Here’s an example of how it would turn out for the previous struct:

struct settings
{
	uint8_t device_name[10];  //10 bytes means 2 + 1/2 dword
	uint8_t padding1[2];        //1/2 dword
	uint16_t serial_number;    //16bit means 1/2 dword
	uint8_t padding2[2];         //1/2 dword
	uint16_t voltage_output;    //16bit means 1/2 dword
	uint8_t padding3[2];        //1/2 dword
	uint16_t date_of_manufacture;    //16bit means 1/2 dword
	uint8_t padding4[2];        //1/2 dword
}

However, when you start to exceed the 60 bytes limit you may want to force packing. Packing simply tells the compiler to smash all the bytes next to each other. The downside of this is optimization. The compiler will now have to recreate shorts, words, etc when you access them from the struct and they are split memory words. i.e. Memory word 1 and memory 2 might have the LSB and MSB of the serial_number struct define and the compiler must insert assembly to convert it to a single memory word 3 before usage.
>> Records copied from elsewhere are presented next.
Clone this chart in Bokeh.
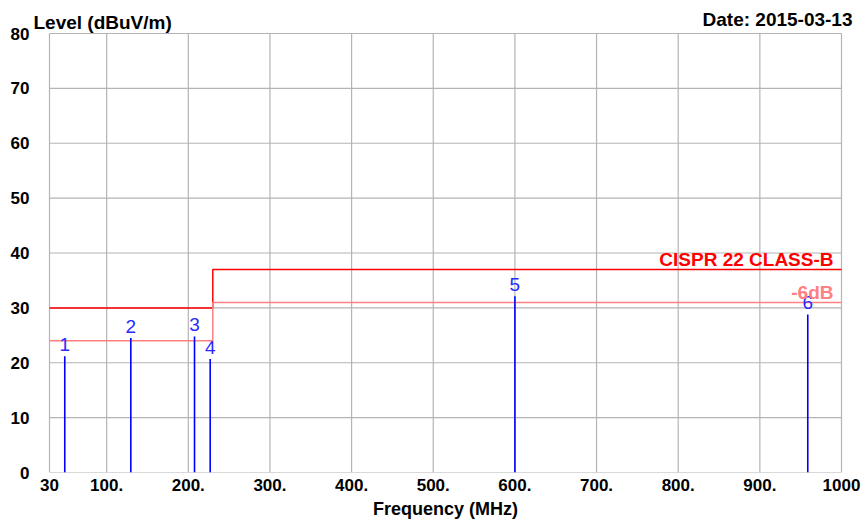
from bokeh.plotting import figure
from bokeh.models import Range1d, FixedTicker, Label, LabelSet, ColumnDataSource
from bokeh.core.properties import value
from bokeh.embed import file_html
from bokeh.resources import INLINE

# ---- data ----
x_ticks = [30, 100, 200, 300, 400, 500, 600, 700, 800, 900, 1000]
x_tick_labels = ["30", "100.", "200.", "300.", "400.", "500.", "600.", "700.", "800.", "900.", "1000"]
y_ticks = [0, 10, 20, 30, 40, 50, 60, 70, 80]

peak_ids = ["1", "2", "3", "4", "5", "6"]
peak_freq = [48.7, 129.6, 207.6, 226.8, 600.0, 958.7]
peak_level = [21.2, 24.5, 24.8, 20.7, 32.1, 28.8]

limit_freq = [30, 230, 230, 1000]
limit_level = [30, 30, 37, 37]
margin_level = [24, 24, 31, 31]

FONT = "Liberation Sans"

# ---- layout: the gridded area is 792 x 439 px; the frame is padded so texts around it are not clipped
GRID_W, GRID_H = 792, 439
PAD_X, PAD_TOP = 18, 28
xmin, xmax = x_ticks[0], x_ticks[-1]
ymin, ymax = y_ticks[0], y_ticks[-1]
ext_x = PAD_X * (xmax - xmin) / GRID_W
ext_y = PAD_TOP * (ymax - ymin) / GRID_H

p = figure(frame_width=GRID_W + 2 * PAD_X, frame_height=GRID_H + PAD_TOP,
           output_backend="svg", toolbar_location=None, title=None,
           x_range=Range1d(xmin - ext_x, xmax + ext_x), y_range=Range1d(ymin, ymax + ext_y),
           min_border_left=31, min_border_top=5, min_border_right=2, min_border_bottom=45)

grid_color = "#b4b4b4"
p.outline_line_color = None
p.grid.visible = False
p.background_fill_color = "white"
p.border_fill_color = "white"

p.xaxis.ticker = FixedTicker(ticks=x_ticks)
p.xaxis.major_label_overrides = {t: l for t, l in zip(x_ticks, x_tick_labels)}
p.yaxis.ticker = FixedTicker(ticks=y_ticks)

for ax in (p.xaxis, p.yaxis):
    ax.axis_line_color = None
    ax.major_tick_line_color = None
    ax.minor_tick_line_color = None
    ax.major_tick_out = 0
    ax.major_tick_in = 0
    ax.major_label_text_font = FONT
    ax.major_label_text_font_style = "bold"
    ax.major_label_text_font_size = "17px"
    ax.major_label_text_color = "black"

p.yaxis.major_label_standoff = 2
p.xaxis.major_label_standoff = 6
p.xaxis.axis_label = "Frequency (MHz)"
p.xaxis.axis_label_text_font = FONT
p.xaxis.axis_label_text_font_style = "bold"
p.xaxis.axis_label_text_font_size = "18px"
p.xaxis.axis_label_text_color = "black"
p.xaxis.axis_label_standoff = 5

# grid lines (including the border of the gridded area)
p.segment(x0=x_ticks, y0=[ymin] * len(x_ticks), x1=x_ticks, y1=[ymax] * len(x_ticks),
          line_color=grid_color, line_width=1.2)
p.segment(x0=[xmin] * len(y_ticks), y0=y_ticks, x1=[xmax] * len(y_ticks), y1=y_ticks,
          line_color=grid_color, line_width=1.2)

# limit lines
p.line(limit_freq, limit_level, line_color="#ff0000", line_width=1.5)
p.line(limit_freq, margin_level, line_color="#ff8080", line_width=1.5)

# peaks
src = ColumnDataSource(dict(x=peak_freq, y=peak_level, id=peak_ids, y0=[0] * len(peak_freq)))
p.segment(x0="x", y0="y0", x1="x", y1="y", source=src, line_color="#0000ff", line_width=1.6)
p.add_layout(LabelSet(x="x", y="y", text="id", source=src, y_offset=5,
                      text_align="center", text_baseline="alphabetic",
                      text_font=value(FONT), text_font_size=value("19px"), text_color=value("#2a2aff")))

# texts
label_kw = dict(text_baseline="alphabetic", text_font=FONT, text_font_style="bold", text_font_size="19px")
p.add_layout(Label(x=xmax, y=limit_level[-1], x_offset=-8, y_offset=10, text="CISPR 22 CLASS-B",
                   text_align="right", text_color="#ff0000", **label_kw))
p.add_layout(Label(x=xmax, y=margin_level[-1], x_offset=-8, y_offset=10, text="-6dB",
                   text_align="right", text_color="#ff8080", **label_kw))
p.add_layout(Label(x=xmin, y=ymax, x_offset=-16, y_offset=11, text="Level (dBuV/m)",
                   text_align="left", text_color="black", **label_kw))
p.add_layout(Label(x=xmax, y=ymax, x_offset=11, y_offset=14, text="Date: 2015-03-13",
                   text_align="right", text_color="black", **label_kw))

open("out.html", "w").write(file_html(p, INLINE))
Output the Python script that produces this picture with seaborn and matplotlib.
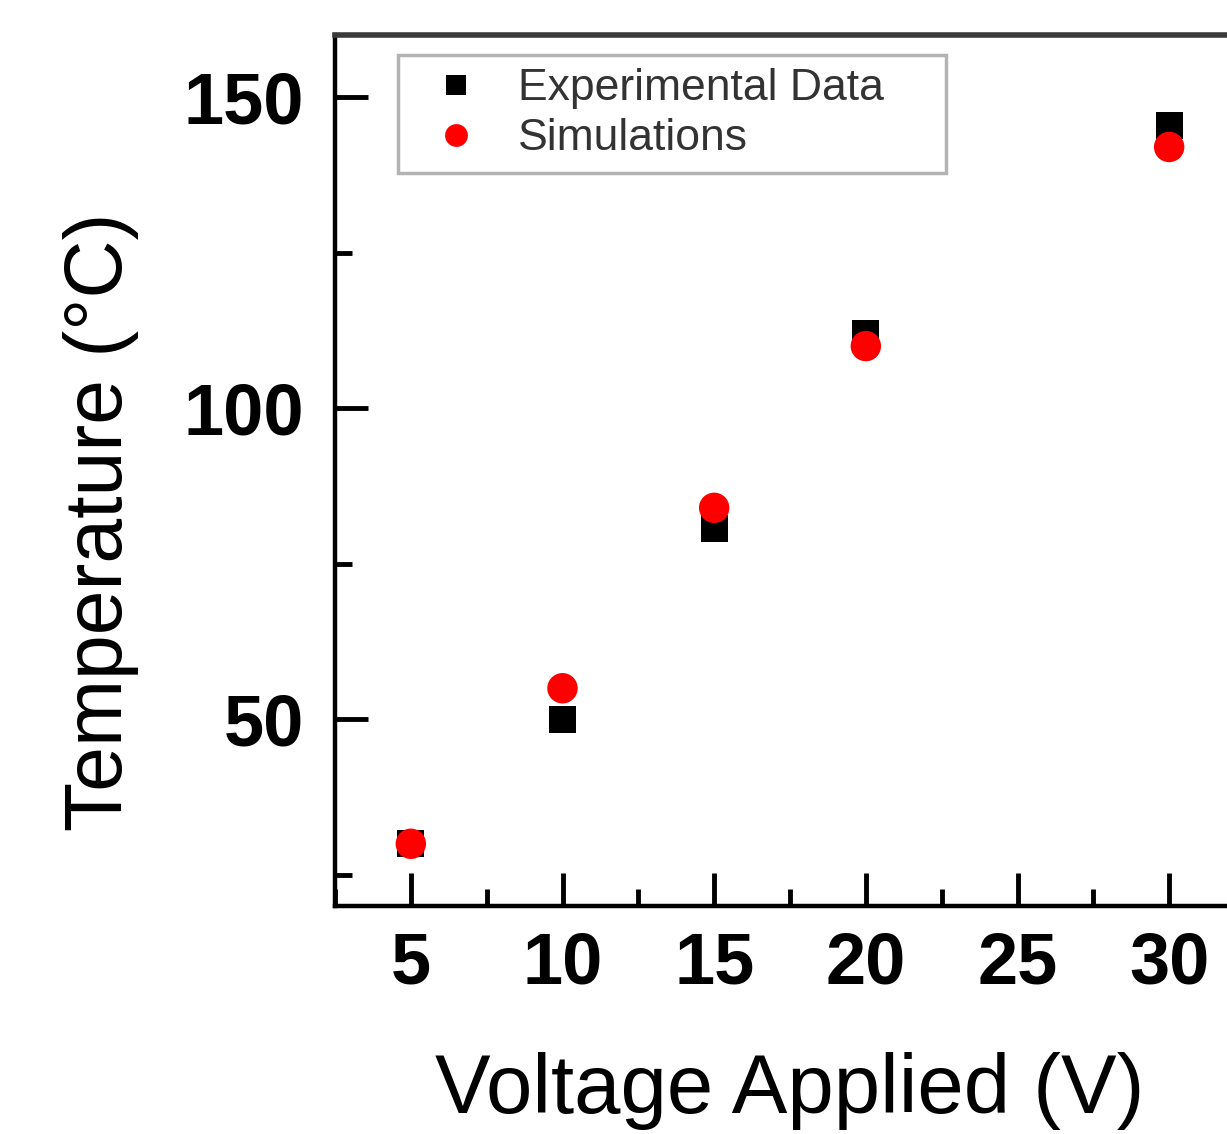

Without packing, it would already be stored as a single word.

So how do you pack?

struct settings
{
	uint8_t device_name[10];
	uint16_t serial_number;
	uint16_t voltage_output;
	uint16_t date_of_manufacture;
} __attribute__((__packed__));

Simply apply the gcc attribute informing it to do so like above.

I personally have not noticed any real performance deficiencies by using packed structs but its all application dependent on how often you access struct members, how the compiler packs struct members by chance (i.e. device_name gets split between words but voltage_output doesn’t), etc.

Now you may wonder, what happens if our struct is bigger than 60 bytes? Well, bad things will happen because memcpy is blind to that problem and other variables could be affected.

The worst case is maybe your struct is initially fine but then you later add onto it and cause it to grow past the page size unknowingly. It may then keep working or fail horribly in different conditions, the worse of which isn’t noticeable until some edge case. This is definitely something you do not want.

But there’s a solution! The sizeof function is a operator that’ll normally compute the size of data types but it only works at compile-time. Sadly the pre-processor won’t be able to evaluate it and stop with a #error or #warning. But,the Linux kernel has this useful macro in “include/linux/kernel.h”

#define BUILD_BUG_ON(condition) ((void)sizeof(char[1 - 2*!!(condition)]))

This beautiful macro is a bit of magic that will let us do a sizeof check that will stop compiling. Incidentally, the macro uses a sizeof check that causes the build error.

So the beautiful solution is to shove BUILD_BUG_ON( sizeof(settings) > EEPROM_PAGE_SIZE); somewhere the compiler will come across, when the sizeof the settings struct is greater than EEPROM_PAGE_SIZE, the compiler will emit an unrelated error but will point to the line that BUILD_BUG_ON is on.

This is the protection to make this implementation safe to use in your firmware. You can then fix the error by trimming your struct by adjusting the data type sizes of variables or splitting it into a new struct. You can ideally store a different struct per page.

I used this trick because I had around 90 end user configurable settings, I easily split them off into four different structs that could be saved into four different pages. This reduced the work for me from having to explicitly assign data from EEPROM to RAM variables on start-up and doing the reverse when I needed to save them. Now I just blindly store and read the struct.